DATA EXCERPT:
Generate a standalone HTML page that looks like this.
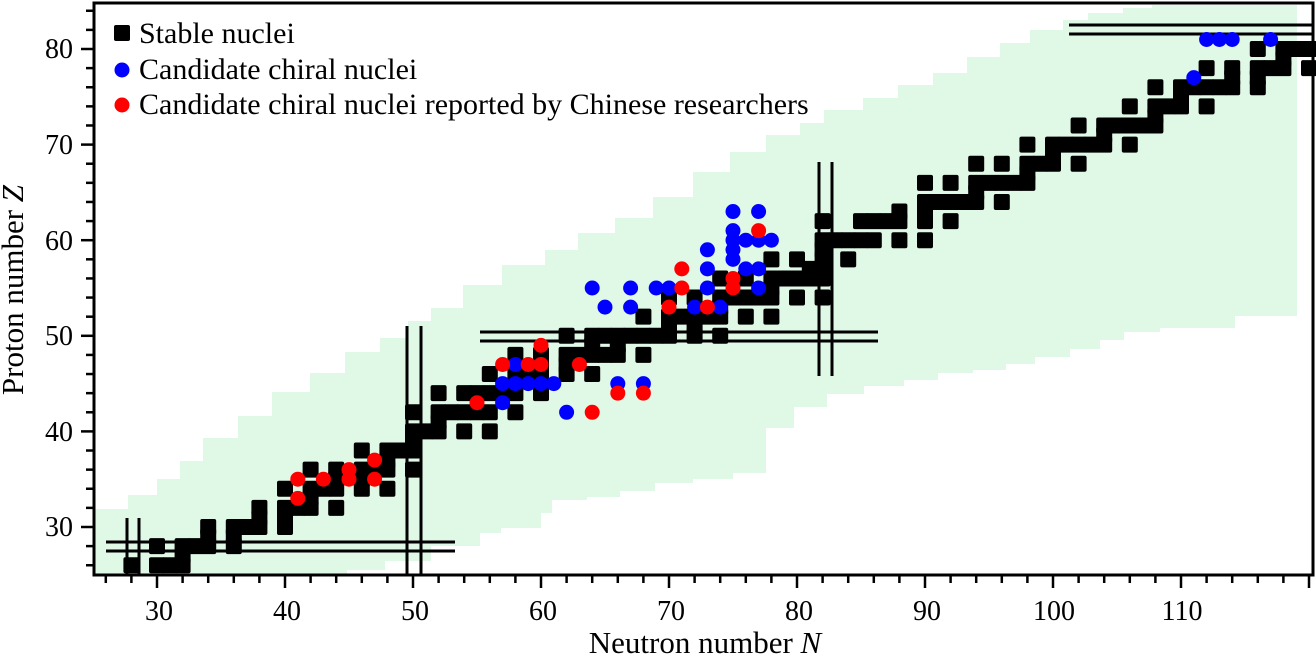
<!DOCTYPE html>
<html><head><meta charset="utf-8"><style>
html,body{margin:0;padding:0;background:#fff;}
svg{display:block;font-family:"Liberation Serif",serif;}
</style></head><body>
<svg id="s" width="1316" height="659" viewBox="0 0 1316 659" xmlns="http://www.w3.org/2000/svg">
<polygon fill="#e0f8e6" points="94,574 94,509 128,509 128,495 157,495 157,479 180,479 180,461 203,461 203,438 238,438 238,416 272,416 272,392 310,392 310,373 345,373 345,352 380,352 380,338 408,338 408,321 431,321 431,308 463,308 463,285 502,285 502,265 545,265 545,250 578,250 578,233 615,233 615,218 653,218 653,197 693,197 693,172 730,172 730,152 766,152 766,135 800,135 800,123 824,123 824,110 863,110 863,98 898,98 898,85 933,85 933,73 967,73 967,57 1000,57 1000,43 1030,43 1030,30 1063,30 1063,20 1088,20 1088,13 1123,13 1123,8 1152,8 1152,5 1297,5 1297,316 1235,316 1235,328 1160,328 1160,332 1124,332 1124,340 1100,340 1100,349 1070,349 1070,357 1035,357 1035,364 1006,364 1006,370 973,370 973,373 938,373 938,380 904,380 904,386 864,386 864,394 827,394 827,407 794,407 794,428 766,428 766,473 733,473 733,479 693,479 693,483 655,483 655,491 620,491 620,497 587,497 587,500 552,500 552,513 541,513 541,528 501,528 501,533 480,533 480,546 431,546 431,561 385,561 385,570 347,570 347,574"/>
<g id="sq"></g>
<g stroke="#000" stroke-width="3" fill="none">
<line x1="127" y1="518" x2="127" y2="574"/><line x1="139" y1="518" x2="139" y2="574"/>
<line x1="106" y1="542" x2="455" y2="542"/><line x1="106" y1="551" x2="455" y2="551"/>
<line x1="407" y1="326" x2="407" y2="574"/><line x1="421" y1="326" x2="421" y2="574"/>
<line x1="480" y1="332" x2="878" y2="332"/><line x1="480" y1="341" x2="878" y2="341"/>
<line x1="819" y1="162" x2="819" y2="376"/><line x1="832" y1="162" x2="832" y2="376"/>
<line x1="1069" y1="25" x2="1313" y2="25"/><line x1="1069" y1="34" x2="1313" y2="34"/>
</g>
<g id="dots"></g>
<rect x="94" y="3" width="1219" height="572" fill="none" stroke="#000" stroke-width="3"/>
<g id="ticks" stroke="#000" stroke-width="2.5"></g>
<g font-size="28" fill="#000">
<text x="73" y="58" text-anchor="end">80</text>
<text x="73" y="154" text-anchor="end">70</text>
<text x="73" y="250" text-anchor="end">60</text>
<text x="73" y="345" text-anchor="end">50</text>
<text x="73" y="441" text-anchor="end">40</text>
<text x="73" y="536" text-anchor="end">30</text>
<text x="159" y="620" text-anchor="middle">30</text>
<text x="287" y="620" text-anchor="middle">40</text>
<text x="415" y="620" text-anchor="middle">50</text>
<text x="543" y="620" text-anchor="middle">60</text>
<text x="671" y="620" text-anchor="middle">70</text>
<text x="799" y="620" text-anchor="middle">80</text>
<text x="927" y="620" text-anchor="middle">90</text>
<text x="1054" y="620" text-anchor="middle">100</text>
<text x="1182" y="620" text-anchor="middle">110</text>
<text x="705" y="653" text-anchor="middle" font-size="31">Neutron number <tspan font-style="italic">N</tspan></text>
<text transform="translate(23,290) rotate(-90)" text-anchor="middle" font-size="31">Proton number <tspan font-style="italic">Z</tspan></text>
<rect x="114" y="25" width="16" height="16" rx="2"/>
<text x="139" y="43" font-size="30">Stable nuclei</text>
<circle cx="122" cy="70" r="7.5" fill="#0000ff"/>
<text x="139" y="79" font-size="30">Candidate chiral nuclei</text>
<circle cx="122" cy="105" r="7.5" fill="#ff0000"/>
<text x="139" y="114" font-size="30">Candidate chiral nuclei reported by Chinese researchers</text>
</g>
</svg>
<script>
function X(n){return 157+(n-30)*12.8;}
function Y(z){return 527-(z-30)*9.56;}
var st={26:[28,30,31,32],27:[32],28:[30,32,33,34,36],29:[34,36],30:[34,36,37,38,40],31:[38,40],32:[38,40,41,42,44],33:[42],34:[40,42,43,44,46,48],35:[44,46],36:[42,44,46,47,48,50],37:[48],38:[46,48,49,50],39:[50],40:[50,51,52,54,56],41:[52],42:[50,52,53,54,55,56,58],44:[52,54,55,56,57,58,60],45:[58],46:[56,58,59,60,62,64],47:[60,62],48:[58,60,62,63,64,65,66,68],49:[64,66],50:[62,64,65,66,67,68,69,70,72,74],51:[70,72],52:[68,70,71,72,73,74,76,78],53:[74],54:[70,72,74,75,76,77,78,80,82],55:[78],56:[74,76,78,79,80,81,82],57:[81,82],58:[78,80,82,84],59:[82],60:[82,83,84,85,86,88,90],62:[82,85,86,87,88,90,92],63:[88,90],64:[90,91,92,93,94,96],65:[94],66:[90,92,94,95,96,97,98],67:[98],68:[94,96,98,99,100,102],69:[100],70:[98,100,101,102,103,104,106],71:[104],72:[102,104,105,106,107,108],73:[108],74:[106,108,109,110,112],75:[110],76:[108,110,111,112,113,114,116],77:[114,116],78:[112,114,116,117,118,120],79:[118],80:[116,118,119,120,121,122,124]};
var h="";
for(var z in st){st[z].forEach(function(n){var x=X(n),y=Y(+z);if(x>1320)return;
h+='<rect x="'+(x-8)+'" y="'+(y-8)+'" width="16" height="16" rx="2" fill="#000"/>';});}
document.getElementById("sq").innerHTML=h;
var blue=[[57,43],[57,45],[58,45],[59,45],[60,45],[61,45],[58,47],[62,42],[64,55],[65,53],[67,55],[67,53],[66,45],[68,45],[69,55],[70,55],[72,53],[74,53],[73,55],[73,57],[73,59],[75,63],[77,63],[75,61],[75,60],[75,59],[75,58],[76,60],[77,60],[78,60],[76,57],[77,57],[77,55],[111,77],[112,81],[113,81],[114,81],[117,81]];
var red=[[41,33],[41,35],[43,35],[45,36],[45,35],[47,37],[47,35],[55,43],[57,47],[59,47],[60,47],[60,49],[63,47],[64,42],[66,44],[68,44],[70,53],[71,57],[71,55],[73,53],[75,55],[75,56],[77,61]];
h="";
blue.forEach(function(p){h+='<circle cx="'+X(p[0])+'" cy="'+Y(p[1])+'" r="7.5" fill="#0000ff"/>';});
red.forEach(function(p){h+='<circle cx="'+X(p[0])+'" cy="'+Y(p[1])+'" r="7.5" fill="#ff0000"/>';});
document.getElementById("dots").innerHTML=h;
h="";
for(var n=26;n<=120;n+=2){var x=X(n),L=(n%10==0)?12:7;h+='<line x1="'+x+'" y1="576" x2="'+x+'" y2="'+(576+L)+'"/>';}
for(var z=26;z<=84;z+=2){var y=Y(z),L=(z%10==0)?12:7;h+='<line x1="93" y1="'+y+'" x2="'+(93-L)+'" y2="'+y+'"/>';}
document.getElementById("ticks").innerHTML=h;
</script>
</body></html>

PROBLEM DETAILS: Write out the data precisely as given, excluding the pictures.

OUTPUT BELOW:
Generate a standalone HTML page that looks like this.
<!DOCTYPE html>
<html><head><meta charset="utf-8"><style>
html,body{margin:0;padding:0;background:#fff;}
svg{display:block;font-family:"Liberation Serif",serif;}
</style></head><body>
<svg id="s" width="1316" height="659" viewBox="0 0 1316 659" xmlns="http://www.w3.org/2000/svg">
<polygon fill="#e0f8e6" points="94,574 94,509 128,509 128,495 157,495 157,479 180,479 180,461 203,461 203,438 238,438 238,416 272,416 272,392 310,392 310,373 345,373 345,352 380,352 380,338 408,338 408,321 431,321 431,308 463,308 463,285 502,285 502,265 545,265 545,250 578,250 578,233 615,233 615,218 653,218 653,197 693,197 693,172 730,172 730,152 766,152 766,135 800,135 800,123 824,123 824,110 863,110 863,98 898,98 898,85 933,85 933,73 967,73 967,57 1000,57 1000,43 1030,43 1030,30 1063,30 1063,20 1088,20 1088,13 1123,13 1123,8 1152,8 1152,5 1297,5 1297,316 1235,316 1235,328 1160,328 1160,332 1124,332 1124,340 1100,340 1100,349 1070,349 1070,357 1035,357 1035,364 1006,364 1006,370 973,370 973,373 938,373 938,380 904,380 904,386 864,386 864,394 827,394 827,407 794,407 794,428 766,428 766,473 733,473 733,479 693,479 693,483 655,483 655,491 620,491 620,497 587,497 587,500 552,500 552,513 541,513 541,528 501,528 501,533 480,533 480,546 431,546 431,561 385,561 385,570 347,570 347,574"/>
<g id="sq"></g>
<g stroke="#000" stroke-width="3" fill="none">
<line x1="127" y1="518" x2="127" y2="574"/><line x1="139" y1="518" x2="139" y2="574"/>
<line x1="106" y1="542" x2="455" y2="542"/><line x1="106" y1="551" x2="455" y2="551"/>
<line x1="407" y1="326" x2="407" y2="574"/><line x1="421" y1="326" x2="421" y2="574"/>
<line x1="480" y1="332" x2="878" y2="332"/><line x1="480" y1="341" x2="878" y2="341"/>
<line x1="819" y1="162" x2="819" y2="376"/><line x1="832" y1="162" x2="832" y2="376"/>
<line x1="1069" y1="25" x2="1313" y2="25"/><line x1="1069" y1="34" x2="1313" y2="34"/>
</g>
<g id="dots"></g>
<rect x="94" y="3" width="1219" height="572" fill="none" stroke="#000" stroke-width="3"/>
<g id="ticks" stroke="#000" stroke-width="2.5"></g>
<g font-size="28" fill="#000">
<text x="73" y="58" text-anchor="end">80</text>
<text x="73" y="154" text-anchor="end">70</text>
<text x="73" y="250" text-anchor="end">60</text>
<text x="73" y="345" text-anchor="end">50</text>
<text x="73" y="441" text-anchor="end">40</text>
<text x="73" y="536" text-anchor="end">30</text>
<text x="159" y="620" text-anchor="middle">30</text>
<text x="287" y="620" text-anchor="middle">40</text>
<text x="415" y="620" text-anchor="middle">50</text>
<text x="543" y="620" text-anchor="middle">60</text>
<text x="671" y="620" text-anchor="middle">70</text>
<text x="799" y="620" text-anchor="middle">80</text>
<text x="927" y="620" text-anchor="middle">90</text>
<text x="1054" y="620" text-anchor="middle">100</text>
<text x="1182" y="620" text-anchor="middle">110</text>
<text x="705" y="653" text-anchor="middle" font-size="31">Neutron number <tspan font-style="italic">N</tspan></text>
<text transform="translate(23,290) rotate(-90)" text-anchor="middle" font-size="31">Proton number <tspan font-style="italic">Z</tspan></text>
<rect x="114" y="25" width="16" height="16" rx="2"/>
<text x="139" y="43" font-size="30">Stable nuclei</text>
<circle cx="122" cy="70" r="7.5" fill="#0000ff"/>
<text x="139" y="79" font-size="30">Candidate chiral nuclei</text>
<circle cx="122" cy="105" r="7.5" fill="#ff0000"/>
<text x="139" y="114" font-size="30">Candidate chiral nuclei reported by Chinese researchers</text>
</g>
</svg>
<script>
function X(n){return 157+(n-30)*12.8;}
function Y(z){return 527-(z-30)*9.56;}
var st={26:[28,30,31,32],27:[32],28:[30,32,33,34,36],29:[34,36],30:[34,36,37,38,40],31:[38,40],32:[38,40,41,42,44],33:[42],34:[40,42,43,44,46,48],35:[44,46],36:[42,44,46,47,48,50],37:[48],38:[46,48,49,50],39:[50],40:[50,51,52,54,56],41:[52],42:[50,52,53,54,55,56,58],44:[52,54,55,56,57,58,60],45:[58],46:[56,58,59,60,62,64],47:[60,62],48:[58,60,62,63,64,65,66,68],49:[64,66],50:[62,64,65,66,67,68,69,70,72,74],51:[70,72],52:[68,70,71,72,73,74,76,78],53:[74],54:[70,72,74,75,76,77,78,80,82],55:[78],56:[74,76,78,79,80,81,82],57:[81,82],58:[78,80,82,84],59:[82],60:[82,83,84,85,86,88,90],62:[82,85,86,87,88,90,92],63:[88,90],64:[90,91,92,93,94,96],65:[94],66:[90,92,94,95,96,97,98],67:[98],68:[94,96,98,99,100,102],69:[100],70:[98,100,101,102,103,104,106],71:[104],72:[102,104,105,106,107,108],73:[108],74:[106,108,109,110,112],75:[110],76:[108,110,111,112,113,114,116],77:[114,116],78:[112,114,116,117,118,120],79:[118],80:[116,118,119,120,121,122,124]};
var h="";
for(var z in st){st[z].forEach(function(n){var x=X(n),y=Y(+z);if(x>1320)return;
h+='<rect x="'+(x-8)+'" y="'+(y-8)+'" width="16" height="16" rx="2" fill="#000"/>';});}
document.getElementById("sq").innerHTML=h;
var blue=[[57,43],[57,45],[58,45],[59,45],[60,45],[61,45],[58,47],[62,42],[64,55],[65,53],[67,55],[67,53],[66,45],[68,45],[69,55],[70,55],[72,53],[74,53],[73,55],[73,57],[73,59],[75,63],[77,63],[75,61],[75,60],[75,59],[75,58],[76,60],[77,60],[78,60],[76,57],[77,57],[77,55],[111,77],[112,81],[113,81],[114,81],[117,81]];
var red=[[41,33],[41,35],[43,35],[45,36],[45,35],[47,37],[47,35],[55,43],[57,47],[59,47],[60,47],[60,49],[63,47],[64,42],[66,44],[68,44],[70,53],[71,57],[71,55],[73,53],[75,55],[75,56],[77,61]];
h="";
blue.forEach(function(p){h+='<circle cx="'+X(p[0])+'" cy="'+Y(p[1])+'" r="7.5" fill="#0000ff"/>';});
red.forEach(function(p){h+='<circle cx="'+X(p[0])+'" cy="'+Y(p[1])+'" r="7.5" fill="#ff0000"/>';});
document.getElementById("dots").innerHTML=h;
h="";
for(var n=26;n<=120;n+=2){var x=X(n),L=(n%10==0)?12:7;h+='<line x1="'+x+'" y1="576" x2="'+x+'" y2="'+(576+L)+'"/>';}
for(var z=26;z<=84;z+=2){var y=Y(z),L=(z%10==0)?12:7;h+='<line x1="93" y1="'+y+'" x2="'+(93-L)+'" y2="'+y+'"/>';}
document.getElementById("ticks").innerHTML=h;
</script>
</body></html>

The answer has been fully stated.